Brown: The exercises help quiet the mind and engage the body. The only focus through your swing is to feel the palm of your right hand turn toward the ground after impact. Bingo — you’ll never slice again if you can feel that. So my focus is on feeling parts of the body; it quiets the mind. When we are in our subconscious, it encourages what I call the “flow,” or zone. That’s when the new, the possible, the potential can express itself, rather than the left brain, the conscious brain, taking over. When we can access the subconscious, we can get in the flow. Even in basketball or football — when Joe Namath won the Super Bowl, he said he didn’t feel like he was playing the game. “The game was playing me. I wasn’t trying to do anything, I just responded instinctively.”

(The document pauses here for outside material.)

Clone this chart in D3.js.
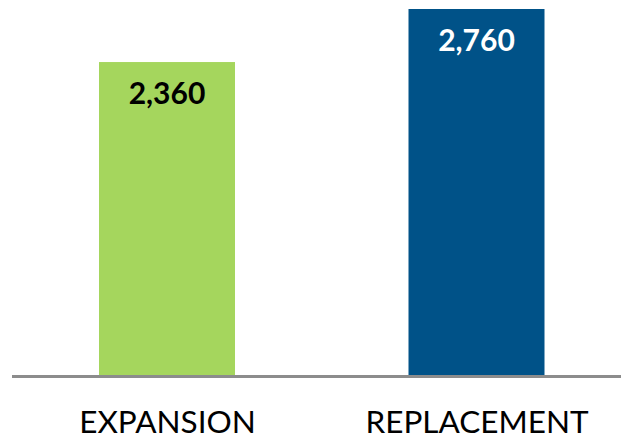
<!DOCTYPE html>
<html><head><meta charset="utf-8">
<script src="https://cdn.jsdelivr.net/npm/d3@7"></script>
<style>html,body{margin:0;padding:0;background:#fff;}svg{display:block;}</style>
</head><body>
<svg id="chart" width="621" height="440"></svg>
<script>
const categories = ["EXPANSION", "REPLACEMENT"];
const values = [2360, 2760];
const valueLabels = ["2,360", "2,760"];
const barColors = ["#a5d65d", "#005288"];
const labelColors = ["#000000", "#ffffff"];

const svg = d3.select("#chart");
const y = d3.scaleLinear().domain([0, 2760]).range([375, 9]);
const centers = d3.scalePoint().domain(categories).range([167, 476.5]);
const bw = 136;

svg.selectAll("rect.bar").data(categories).join("rect")
  .attr("class", "bar")
  .attr("x", d => centers(d) - bw / 2)
  .attr("width", bw)
  .attr("y", (d, i) => y(values[i]))
  .attr("height", (d, i) => y(0) - y(values[i]))
  .attr("fill", (d, i) => barColors[i]);

svg.append("line").attr("x1", 12).attr("x2", 621).attr("y1", 376.5).attr("y2", 376.5)
  .attr("stroke", "#8c8c8c").attr("stroke-width", 3);

svg.selectAll("text.val").data(categories).join("text")
  .attr("class", "val")
  .attr("x", d => centers(d))
  .attr("y", (d, i) => y(values[i]) + 41.5)
  .attr("text-anchor", "middle")
  .attr("font-family", "Lato, sans-serif")
  .attr("font-weight", "bold")
  .attr("font-size", 30)
  .attr("fill", (d, i) => labelColors[i])
  .text((d, i) => valueLabels[i]);

const xAxis = d3.axisBottom(centers).tickSize(0).tickPadding(0);
const g = svg.append("g").attr("transform", "translate(0,433)").call(xAxis);
g.select(".domain").remove();
g.selectAll("text")
  .attr("font-family", "Lato, sans-serif")
  .attr("font-size", 31.5)
  .attr("fill", "#000")
  .attr("y", 0)
  .attr("dy", 0);
</script>
</body></html>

GT: You can tell when someone is at their best, playing in that state. Nobody was better at it than Jack Nicklaus. Tiger would get there at his best, especially on the putting green. He and Jack were the two great visualizers in the game.
Brown: I picture all those putts Tiger made at Bay Hill, and during the U.S. Open at Torrey Pines. He’s so deep into his instinct, it’s like he’s controlling the ball with his subconscious mind.
I don’t know if the public is ready for this, but Tiger makes me think about it: When you get deep in your subconscious, are you connecting with an energy, an intelligence, that is beyond our humanness?
GT: That could carry over to just about any artistic endeavor you can think of. Ask any musical composer, any poet, from Bob Dylan right on down the line. They have no idea where this stuff comes from.
Brown: That’s similar to responses I’ve gotten from people doing these exercises. “What was that? What did that exercise do?” My standard answer is, “It awakens instinct. You’re just tapping into your potential; you have the ability. The Zone is getting past your limitations, which are often conditioned by society — mostly unconsciously.
GT: You have said there are further books you want to write. What will be the gist of those?
Brown: One thing I think would be popular and productive and rewarding, is I have a lot of slice fix drills. Like the palm of the right hand turning toward the ground. I have a bunch that develop instinctually. The crossover exercise is anti-slice. I have one in the book about how to have a split grip, with both thumbs wrapped on the sides of the grip. Hit some 50 or 100-yard shots. It’s amazing. That’s what it feels like to release the club through impact. If someone can embody that, they’ll never slice again. An anti-slice book would be effective, because that’s what most people do.
GT: It could even help people with certain physical limitations that keep them from making a complete shoulder turn, help them get around that.
Brown: I like to call them exercises rather than drills, because drills gives the indication of forcing something in, while exercising is manifesting something you already have. Drills play to “trying,” while exercises allow your genius to express itself. And learning by experience tends to have more permanence; once you experience something in your body and mind, it tends to become more permanent.
GT: That would be a great title for the next book: Trying vs. Allowing.
Brown: Maybe that’s it! I’ll write that down. One more quote by Aristotle: “What we learn to do, we learn by doing.” I can’t do any better than that.